Desde el corazón del catolicismo, donde la causa por la beatificación de Monseñor Óscar Arnulfo Romero y Galdámez encontró resistencias –“muy determinadas y constantes”, según el obispo-postulador–, pero también el apoyo de una parte importante de la curia y los laicos romanos, sobre todo desde la comunidad San Egidio, estos dos italianos que han consagrado tres décadas de sus vidas al mártir del “pequeño país” creen que la beatificación tiene mensajes ulteriores para El Salvador:

“Quiero creer que el mensaje de que la Iglesia se debe a los más pobres y oprimidos y que la Iglesia es una de paz regresan al centro de la atención aquí en Roma, pero también en el mundo, de la mano de Romero y de los servidores humildes que han dado su vida por la paz”, reflexiona Impagliazzo en los jardines del convento de la plaza San Egidio.

Paglia ha dicho: “Romero hoy representa, ya que es una personalidad muy conocida entre los creyentes, un testimonio que se opone a quienes piensan que la violencia ganará”.

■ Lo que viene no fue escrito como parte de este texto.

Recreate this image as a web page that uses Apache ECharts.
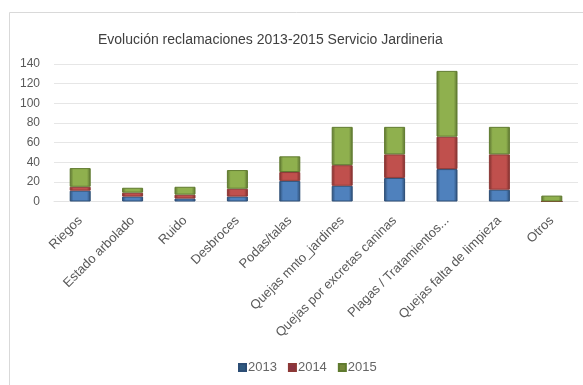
<!DOCTYPE html>
<html>
<head>
<meta charset="utf-8">
<script src="https://cdn.jsdelivr.net/npm/echarts@6/dist/echarts.min.js"></script>
<style>
html,body{margin:0;padding:0;background:#fff;}
#c{width:583px;height:385px;}
</style>
</head>
<body>
<div id="c"></div>
<script>
const categories = ["Riegos","Estado arbolado","Ruido","Desbroces","Podas/talas","Quejas mnto_jardines","Quejas por excretas caninas","Plagas / Tratamientos...","Quejas falta de limpieza","Otros"];
const values2013 = [11, 5, 3, 5, 21, 16, 24, 33, 12, 0];
const values2014 = [4, 4, 4, 8, 9, 21, 24, 33, 36, 0];
const values2015 = [19, 5, 8, 19, 16, 39, 28, 67, 28, 6];
const yTicks = [0, 20, 40, 60, 80, 100, 120, 140];

function bevel(mid, edge) {
  return {
    type: 'linear', x: 0, y: 0, x2: 1, y2: 0,
    colorStops: [
      {offset: 0, color: edge},
      {offset: 0.18, color: mid},
      {offset: 0.82, color: mid},
      {offset: 1, color: edge}
    ]
  };
}

const chart = echarts.init(document.getElementById('c'), null, {renderer: 'canvas'});
const fontFam = '"Liberation Sans", "DejaVu Sans", sans-serif';
const mk = (name, data, mid, edge, border) => ({
  name, type: 'bar', stack: 'total', data, barWidth: 21,
  itemStyle: {color: bevel(mid, edge), borderColor: border, borderWidth: 1},
  emphasis: {disabled: true}
});

chart.setOption({
  animation: false,
  backgroundColor: '#fff',
  graphic: [{
    type: 'rect', left: 7, top: 10,
    shape: {width: 590, height: 390},
    style: {fill: 'none', stroke: '#d9d9d9', lineWidth: 1},
    silent: true
  }],
  title: {
    text: 'Evolución reclamaciones 2013-2015 Servicio Jardineria',
    left: 93, top: 28,
    textStyle: {fontFamily: fontFam, fontSize: 14, fontWeight: 'normal', color: '#404040'}
  },
  legend: {
    bottom: 6, left: 233,
    itemWidth: 7, itemHeight: 7, itemGap: 11,
    icon: 'rect',
    textStyle: {fontFamily: fontFam, fontSize: 13, color: '#666666', padding: [0,0,0,-3]},
    data: [
      {name: '2013', itemStyle: {color: '#2f5a80'}},
      {name: '2014', itemStyle: {color: '#8a3342'}},
      {name: '2015', itemStyle: {color: '#75883a'}}
    ]
  },
  grid: {left: 54, right: 5, top: 64, bottom: 183.5, containLabel: false},
  xAxis: {
    type: 'category', data: categories,
    axisLine: {show: true, lineStyle: {color: '#e3e3e3'}},
    axisTick: {show: false},
    axisLabel: {rotate: 45, interval: 0, fontFamily: fontFam, fontSize: 13, color: '#595959', margin: 17}
  },
  yAxis: {
    type: 'value', min: 0, max: 140, interval: 20,
    axisLine: {show: false}, axisTick: {show: false},
    axisLabel: {fontFamily: fontFam, fontSize: 12, color: '#595959', margin: 14,
      formatter: v => yTicks.includes(v) ? String(v) : ''},
    splitLine: {lineStyle: {color: '#e6e6e6'}}
  },
  series: [
    mk('2013', values2013, '#4f81bd', '#2c4d75', '#2c4d75'),
    mk('2014', values2014, '#c0504d', '#7a2d2b', '#8c3836'),
    mk('2015', values2015, '#8fb04e', '#5a7030', '#5f7a2e')
  ]
});
</script>
</body>
</html>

Es lunes 23 de febrero de 2015. Monseñor Vincenzo Paglia se ha ido a un retiro de una semana con el papa Francisco y el resto de la curia. En el Trastevere el invierno romano, más bien templado y ya de salida, dará pronto paso a atardeceres que según los locales solo se ven en Roma, sobre todo desde el puente Fabricio, por el que se entra a la isla Tiberina y a la Basílica de San Bartolomé, ahí donde está uno de los tantos referentes de Monseñor Romero que existen en la Ciudad Eterna. Ahí está Romero, una parte de él.